BREAKFAST CURD

We all know breakfast juice right? A mixture of grapefruit and orange which creates a delicious sweet and sharp flavour. This gave us an idea to recreate this as a curd to jazz up yoghurt or granola in the morning. The great thing about this is that it packs a big punch, so you only need about a teaspoon and you have a new dimension of flavour to lift a boring breakfast! It’s a little runnier than a standard curd, so drizzle it on like runny honey. Keep up to a week in your fridge and enjoy each morning!

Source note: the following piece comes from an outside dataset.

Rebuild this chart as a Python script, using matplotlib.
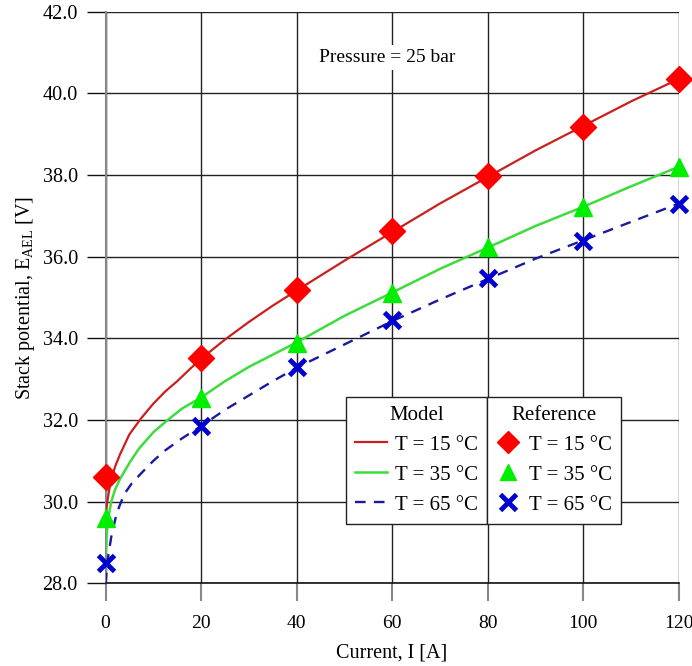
import matplotlib
matplotlib.use("Agg")
import matplotlib.pyplot as plt

plt.rcParams['font.family'] = ['Liberation Serif', 'DejaVu Serif']
plt.rcParams['mathtext.fontset'] = 'custom'
plt.rcParams['mathtext.rm'] = 'Liberation Serif'

# Reference (measured) points
ref_I = [0, 20, 40, 60, 80, 100, 120]
ref_15 = [30.6, 33.51, 35.18, 36.63, 37.97, 39.17, 40.34]
ref_35 = [29.6, 32.55, 33.88, 35.12, 36.24, 37.22, 38.19]
ref_65 = [28.5, 31.85, 33.29, 34.45, 35.48, 36.39, 37.29]

# Model curves
mod15_I = [0, 0.25, 0.5, 1, 2, 3, 5, 7.5, 10, 12.5, 15, 17.5, 20, 25, 30, 35, 40,
           50, 60, 70, 80, 90, 100, 110, 120]
mod15_E = [29.6, 29.9, 30.1, 30.45, 30.86, 31.15, 31.65, 32.05, 32.4, 32.7, 32.95, 33.23,
           33.5, 33.97, 34.4, 34.8, 35.17, 35.9, 36.6, 37.3, 37.95, 38.6, 39.2, 39.8, 40.35]
mod35_I = [0, 0.25, 0.5, 1.2, 2, 3, 5, 7, 10, 13, 16, 20, 25, 30, 35, 40,
           50, 60, 70, 80, 90, 100, 110, 120]
mod35_E = [28.7, 29.2, 29.55, 30.0, 30.3, 30.55, 30.95, 31.3, 31.7, 32.0, 32.28, 32.55,
           32.95, 33.3, 33.6, 33.9, 34.55, 35.12, 35.7, 36.22, 36.75, 37.22, 37.72, 38.2]
mod65_I = [0, 0.2, 0.6, 1.2, 2.3, 3, 4, 5.5, 7.5, 10, 12.4, 16, 20, 25, 30, 35, 40,
           50, 60, 70, 80, 90, 100, 110, 120]
mod65_E = [28.0, 28.25, 28.7, 29.14, 29.7, 29.92, 30.2, 30.45, 30.7, 31.0, 31.25, 31.55,
           31.85, 32.25, 32.6, 32.95, 33.28, 33.85, 34.42, 34.95, 35.45, 35.95, 36.4, 36.85, 37.3]

x_ticks = [0, 20, 40, 60, 80, 100, 120]
y_ticks = [28, 30, 32, 34, 36, 38, 40, 42]
temps = ['T = 15 °C', 'T = 35 °C', 'T = 65 °C']

fig = plt.figure(figsize=(6.92, 6.66), dpi=100)
ax = fig.add_axes([0.1525, 0.124, 0.9808 - 0.1525, 0.9826 - 0.124])

ax.set_xlim(0, 120)
ax.set_ylim(28, 42)
ax.set_xticks(x_ticks)
ax.set_yticks(y_ticks)
ax.set_yticklabels([f"{v:.1f}" for v in y_ticks])
ax.grid(True, color='#222222', linewidth=1.0)
ax.set_axisbelow(True)
for s in ['top', 'right']:
    ax.spines[s].set_visible(False)
ax.spines['left'].set_color('#888888')
ax.spines['left'].set_linewidth(1.5)
ax.spines['bottom'].set_color('#111111')
ax.spines['bottom'].set_linewidth(1.2)
ax.tick_params(axis='y', length=13.5, width=1.0, color='#111111', labelsize=14.5, pad=6.5)
ax.tick_params(axis='x', length=13, width=1.5, color='#888888', labelsize=14, pad=10)

c15_line, c15_mk = '#c8201e', '#ff0000'
c35_line, c35_mk = '#3ddc3d', '#00ee00'
c65_line, c65_mk = '#1a1a9e', '#0000d0'

l1, = ax.plot(mod15_I, mod15_E, color=c15_line, lw=1.6, zorder=3)
l2, = ax.plot(mod35_I, mod35_E, color=c35_line, lw=1.8, zorder=3)
l3, = ax.plot(mod65_I, mod65_E, color=c65_line, lw=1.7, dashes=(4.5, 3.5), zorder=3)

m1, = ax.plot(ref_I, ref_15, ls='none', marker='D', ms=13, color=c15_mk, clip_on=False, zorder=4)
m2, = ax.plot(ref_I, ref_35, ls='none', marker='^', ms=13, color=c35_mk, clip_on=False, zorder=4)
m3, = ax.plot(ref_I, ref_65, ls='none', marker='x', ms=11, mew=3.5, color=c65_mk, clip_on=False, zorder=4)

ax.text(59, 40.88, 'Pressure = 25 bar', ha='center', va='center', fontsize=14,
        bbox=dict(facecolor='white', edgecolor='none', pad=3), zorder=2)

ax.set_xlabel('Current, I [A]', fontsize=14.5, labelpad=8)
ax.set_ylabel(r'Stack potential, E$\mathregular{_{AEL}}$ [V]', fontsize=14.5, labelpad=4)

leg_kw = dict(fontsize=15, title_fontsize=15, fancybox=False, framealpha=1,
              borderaxespad=0, handletextpad=0.4,
              labelspacing=0.5, borderpad=0.42)
anchor = (0.6655, 0.326)
leg1 = ax.legend([l1, l2, l3], temps, title='Model', loc='upper right',
                 bbox_to_anchor=anchor, handlelength=1.55, **leg_kw)
ax.add_artist(leg1)
leg2 = ax.legend([m1, m2, m3], temps, title='Reference', loc='upper left',
                 bbox_to_anchor=anchor, handlelength=1.2, **leg_kw)
for lg in (leg1, leg2):
    lg.set_zorder(10)
    lg.get_frame().set_edgecolor('#222222')
    lg.get_frame().set_linewidth(1.0)
for h in leg2.legend_handles:
    h.set_markersize(11)

fig.savefig('out.png', dpi=100)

Ingredients (makes about 400ml)

  • Juice of 1 large grapefruit
  • Juice of 2 medium oranges
  • 3 tbsp runny honey
  • 75g unsalted butter (cubed)
  • 1 egg + 4 egg yolks

Method

  1. In a  heat proof mixing bowl (big enough to fit over a saucepan) whisk together the honey, eggs and all of the juice.
  2. Heat a sauce pan of water (enough water that the bowl is not directly touching it) until boiling point and then turn it down to a simmer.
  3. Add the bowl containing the mixture and stir gently for 2-3 minutes.
  4. Using a whisk, add in each butter cube piece by piece whilst stirring, waiting for each one to melt.
  5. Once all the butter is melted, turn the heat up a little and whisk frequently until it becomes the consistency of runny honey.
  6. Take off the heat and leave to cool. Pour into a sterilised jar – this can keep up to a week in the fridge. You can even store in the freezer where it can keep well over a month and will not totally freeze solid – meaning you can just spoon it out of the jar each morning!
  7. Mix a little with your yoghurt or over your granola (or both) and enjoy!